Been doing a bit in my late fathers house today.
Noticed a single light fitting was flashing dimly every 10 seconds or so,
but the light was switched off. When switched on the light works normally,
but when switched off it flashes more brightly and more quickly. After a few
minutes it settles down to a dim flash every 10 secs or so. Still doing it a
couple of hours later.
Its a low wattage energy saver type bulb. Could this be the cause, or is it
likely to be something more sinister?
The house was rewired about 7 years ago, so wiring *should* be good.
No mcb's or other devices are tripping.
I'll try a conventional bulb in the fitting when I next go over.
On Thu, 20 Nov 2003 18:26:22 -0000, Nic O'Demus wrote:
Is there any other switch controling this lamp, particulary any
automatic switch such as a PIR or timer?
Many automatic switches use the circuit through the bulb as the return
path for the small amount of power the use. Some CFLs can see this and
fire just as you describe. IMHO it's not dangerous per se but the
repeated firing of the CFL I suspect will considerably shorten it's
Dave. pam is missing e-mail
Hi, 2 possibilities:
1. its on a PIR detector, CFLs and PIRs have this problem sometimes
2. your switch or wiring is leaking or arcing, in which case it needs
attention before anything bad happens.
A third possibility is that some other source of radiation is lighting it
up. Think radio transmitters, microwave ovens, televisions etc.
To discount it, switch the lighting circuit off at the consumer unit. If it
still flashes, the flash energy is not coming down via the electrical
This was my first thought also, especially if it is a regular flash every 10
seconds. Does he live next to an airport or military installation? Could
also be taxi firm, mobile phoe mast, etc etc although only a radar should
give a consistant flash every few seconds.
E-mails to the return address will not be read.
E-mails can be sent to jodel at tiscali dot etc for a UK company.
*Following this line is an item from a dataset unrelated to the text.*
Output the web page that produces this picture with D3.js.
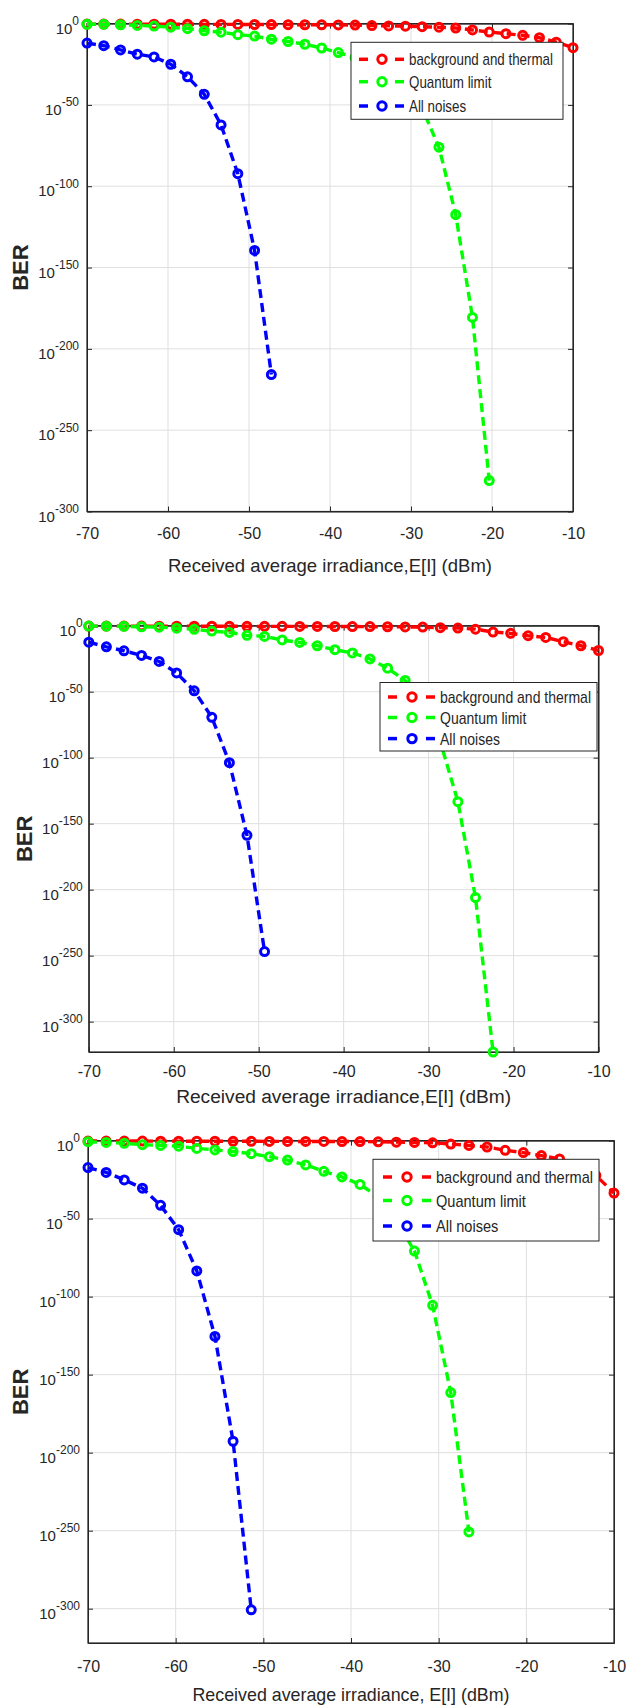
<!DOCTYPE html>
<html>
<head>
<meta charset="utf-8">
<script src="https://cdn.jsdelivr.net/npm/d3@7"></script>
<style>
  body { margin: 0; background: #fff; }
  text { font-family: "Liberation Sans", Arial, sans-serif; fill: #262626; }
</style>
</head>
<body>
<div id="chart"></div>
<script>
// received average irradiance (dBm), same grid for all three panels
var xDbm = [-70, -67.93, -65.86, -63.79, -61.72, -59.66, -57.59, -55.52, -53.45, -51.38,
            -49.31, -47.24, -45.17, -43.10, -41.03, -38.97, -36.90, -34.83, -32.76, -30.69,
            -28.62, -26.55, -24.48, -22.41, -20.34, -18.28, -16.21, -14.14, -12.07, -10];

var xTicks = [-70, -60, -50, -40, -30, -20, -10];
var yTickExp = [0, -50, -100, -150, -200, -250, -300];   // BER = 10^exp
var seriesNames = ["background and thermal", "Quantum limit", "All noises"];
var seriesColors = ["#ff0000", "#00ff00", "#0000ff"];
var xTitles = ["Received average irradiance,E[I] (dBm)",
               "Received average irradiance,E[I] (dBm)",
               "Received average irradiance, E[I] (dBm)"];

// values are log10(BER)
var p1Thermal = [-0.3, -0.3, -0.3, -0.35, -0.35, -0.4, -0.4, -0.45, -0.5, -0.5,
                 -0.55, -0.6, -0.65, -0.7, -0.75, -0.8, -0.9, -1.2, -1.4, -1.6,
                 -1.9, -2.2, -2.7, -3.9, -5.2, -6.2, -7.2, -8.7, -11.4, -14.8];
var p1Quantum = [-0.4, -0.45, -0.7, -1.1, -1.5, -2.2, -3.1, -4.4, -5.3, -6.8,
                 -7.7, -9.6, -11, -12.7, -15, -17.8, -21, -26, -33, -41,
                 -52, -76, -117.5, -180.7, -281];
var p1AllNoise = [-12, -13.6, -16.2, -18.8, -20.5, -25, -32.7, -43.5, -62.3, -92.3, -139.5, -215.8];

var p2Thermal = [-0.3, -0.3, -0.3, -0.3, -0.35, -0.35, -0.4, -0.4, -0.45, -0.45,
                 -0.5, -0.5, -0.55, -0.55, -0.6, -0.65, -0.7, -0.8, -0.9, -1.0,
                 -1.5, -1.8, -2.6, -4.8, -5.8, -7.6, -8.9, -12.1, -15.2, -18.8];
var p2Quantum = [-0.3, -0.4, -0.5, -0.8, -1.1, -1.9, -2.7, -4.1, -5.1, -7.3,
                 -8.1, -10.8, -12.7, -15.2, -18.2, -20.6, -25.2, -32.2, -41.5, -58,
                 -88, -133.3, -206, -323];
var p2AllNoise = [-12.5, -16, -19, -22.5, -27.1, -35.8, -49.3, -69.4, -103.8, -158.8, -246.9];

var p3Thermal = [-0.3, -0.3, -0.3, -0.3, -0.35, -0.35, -0.4, -0.4, -0.45, -0.45,
                 -0.5, -0.5, -0.55, -0.55, -0.6, -0.6, -0.8, -1.0, -1.2, -1.4,
                 -2.2, -3.1, -4.1, -6.2, -7.7, -9.6, -11.8, -16, -22.3, -33.6];
var p3Quantum = [-0.7, -1.2, -1.7, -2.6, -3.1, -3.6, -5, -6, -7, -8.4,
                 -10.3, -12.5, -15.6, -19.7, -23.3, -28.1, -36, -51, -70.8, -105.6,
                 -161.5, -250.8];
var p3AllNoise = [-17.3, -20.4, -25.2, -30.5, -41.5, -57.1, -83.5, -125.5, -192.7, -300.7];

var W = 627, H = 1707;

var svg = d3.select("#chart").append("svg")
    .attr("width", W)
    .attr("height", H)
    .style("display", "block");

var panels = [
  { left: 87, right: 573, top: 23.6, bottom: 511.5, yMin: -300,
    series: [p1Thermal, p1Quantum, p1AllNoise],
    xPad: 16.5, yPad: 8, xlabY: 572, xlabW: 324, xlabSize: 19, berX: 20,
    legend: { x0: 351, x1: 563, y0: 42.3, y1: 119.3, rows: [59.3, 81.7, 106], lx0: 359, lx1: 404, mx: 382, tx: 409, tw: 144 } },
  { left: 88.8, right: 598.5, top: 625.7, bottom: 1052, yMin: -323,
    series: [p2Thermal, p2Quantum, p2AllNoise],
    xPad: 13.5, yPad: 6, xlabY: 1103, xlabW: 335, xlabSize: 18, berX: 24,
    legend: { x0: 380, x1: 597, y0: 682.5, y1: 751, rows: [697, 717.5, 738.6], lx0: 388, lx1: 435, mx: 412, tx: 440, tw: 151 } },
  { left: 88, right: 614, top: 1140.6, bottom: 1643, yMin: -322,
    series: [p3Thermal, p3Quantum, p3AllNoise],
    xPad: 17.5, yPad: 8, xlabY: 1701, xlabW: 317, xlabSize: 19, berX: 20,
    legend: { x0: 373, x1: 599, y0: 1159.3, y1: 1241, rows: [1177, 1200.5, 1226], lx0: 383, lx1: 431, mx: 407, tx: 436, tw: 157 } }
];

function drawPanel(p, pi) {
  var g = svg.append("g");

  var x = d3.scaleLinear().domain([-70, -10]).range([p.left, p.right]);
  var y = d3.scaleLinear().domain([p.yMin, 0]).range([p.bottom, p.top]);

  // grid
  g.selectAll(".vgrid")
    .data(xTicks)
    .enter()
    .append("line")
      .attr("x1", function(d) { return x(d); })
      .attr("x2", function(d) { return x(d); })
      .attr("y1", p.top)
      .attr("y2", p.bottom)
      .attr("stroke", "#dfdfdf")
      .attr("stroke-width", 1);
  g.selectAll(".hgrid")
    .data(yTickExp)
    .enter()
    .append("line")
      .attr("x1", p.left)
      .attr("x2", p.right)
      .attr("y1", function(d) { return y(d); })
      .attr("y2", function(d) { return y(d); })
      .attr("stroke", "#dfdfdf")
      .attr("stroke-width", 1);

  // axes, ticks pointing inward like matlab
  var bottomAxis = g.append("g")
    .attr("transform", "translate(0," + p.bottom + ")")
    .call(d3.axisBottom(x).tickValues(xTicks).tickSize(-5).tickSizeOuter(0)
          .tickPadding(p.xPad).tickFormat(function(d) { return String(d); }));
  bottomAxis.selectAll("text")
    .style("font-size", "16px")
    .attr("fill", "#262626");

  g.append("g")
    .attr("transform", "translate(0," + p.top + ")")
    .call(d3.axisTop(x).tickValues(xTicks).tickSize(-5).tickSizeOuter(0).tickFormat(""));

  g.append("g")
    .attr("transform", "translate(" + p.left + ",0)")
    .call(d3.axisLeft(y).tickValues(yTickExp).tickSize(-5).tickSizeOuter(0).tickFormat(""));

  g.append("g")
    .attr("transform", "translate(" + p.right + ",0)")
    .call(d3.axisRight(y).tickValues(yTickExp).tickSize(-5).tickSizeOuter(0).tickFormat(""));

  g.selectAll(".domain, .tick line").attr("stroke", "#262626");

  g.append("rect")
    .attr("x", p.left)
    .attr("y", p.top)
    .attr("width", p.right - p.left)
    .attr("height", p.bottom - p.top)
    .attr("fill", "none")
    .attr("stroke", "#262626")
    .attr("stroke-width", 1.2);

  // 10^n labels
  g.selectAll(".ylab")
    .data(yTickExp)
    .enter()
    .append("text")
      .attr("x", p.left - p.yPad)
      .attr("y", function(d) { return y(d) + 10; })
      .attr("text-anchor", "end")
      .each(function(d) {
        var t = d3.select(this);
        t.append("tspan").style("font-size", "15px").text("10");
        t.append("tspan").attr("dy", -8.5).style("font-size", "12px").text(String(d));
      });

  // data
  var line = d3.line()
    .x(function(d, i) { return x(xDbm[i]); })
    .y(function(d) { return y(d); });

  p.series.forEach(function(vals, k) {
    g.append("path")
      .datum(vals)
      .attr("d", line)
      .attr("fill", "none")
      .attr("stroke", seriesColors[k])
      .attr("stroke-width", 3.4)
      .attr("stroke-dasharray", "9,5");

    g.selectAll(".pt" + k)
      .data(vals)
      .enter()
      .append("circle")
        .attr("cx", function(d, i) { return x(xDbm[i]); })
        .attr("cy", function(d) { return y(d); })
        .attr("r", 4)
        .attr("fill", "none")
        .attr("stroke", seriesColors[k])
        .attr("stroke-width", 3);
  });

  // legend
  var L = p.legend;
  g.append("rect")
    .attr("x", L.x0)
    .attr("y", L.y0)
    .attr("width", L.x1 - L.x0)
    .attr("height", L.y1 - L.y0)
    .attr("fill", "#fff")
    .attr("stroke", "#262626")
    .attr("stroke-width", 1);

  var squeeze = 1;
  seriesNames.forEach(function(name, k) {
    var ry = L.rows[k];
    g.append("line")
      .attr("x1", L.lx0).attr("x2", L.lx0 + 9)
      .attr("y1", ry).attr("y2", ry)
      .attr("stroke", seriesColors[k]).attr("stroke-width", 3.5);
    g.append("line")
      .attr("x1", L.lx1 - 9).attr("x2", L.lx1)
      .attr("y1", ry).attr("y2", ry)
      .attr("stroke", seriesColors[k]).attr("stroke-width", 3.5);
    g.append("circle")
      .attr("cx", L.mx).attr("cy", ry).attr("r", 4.2)
      .attr("fill", "none")
      .attr("stroke", seriesColors[k]).attr("stroke-width", 3);
    var t = g.append("text")
      .attr("x", L.tx)
      .attr("y", ry + 6)
      .style("font-size", "17px")
      .text(name);
    // first entry sets the horizontal squeeze for the whole legend
    var natural = t.node().getComputedTextLength();
    if (k === 0) squeeze = L.tw / natural;
    t.attr("textLength", natural * squeeze)
     .attr("lengthAdjust", "spacingAndGlyphs");
  });

  // axis titles
  g.append("text")
    .attr("x", (p.left + p.right) / 2 - p.xlabW / 2)
    .attr("y", p.xlabY)
    .attr("textLength", p.xlabW)
    .attr("lengthAdjust", "spacingAndGlyphs")
    .style("font-size", p.xlabSize + "px")
    .text(xTitles[pi]);

  g.append("text")
    .attr("transform", "translate(" + (p.berX + 8) + "," + ((p.top + p.bottom) / 2) + ") rotate(-90)")
    .attr("text-anchor", "middle")
    .style("font-size", "22px")
    .style("font-weight", "bold")
    .text("BER");
}

panels.forEach(drawPanel);
</script>
</body>
</html>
Or 3. Try measuring the voltage on the switched live - we've had quite a few
with induced voltages from the loop circuit up to 60v - more than enough to
cause a low energy lamp to try and fire when warm.
Or 4. Try a different light bulb. I have a set of very cheap ones which show
this behaviour. (Very annoying in the bedroom!)
I bought a different brand and they don't exhibit the flickering.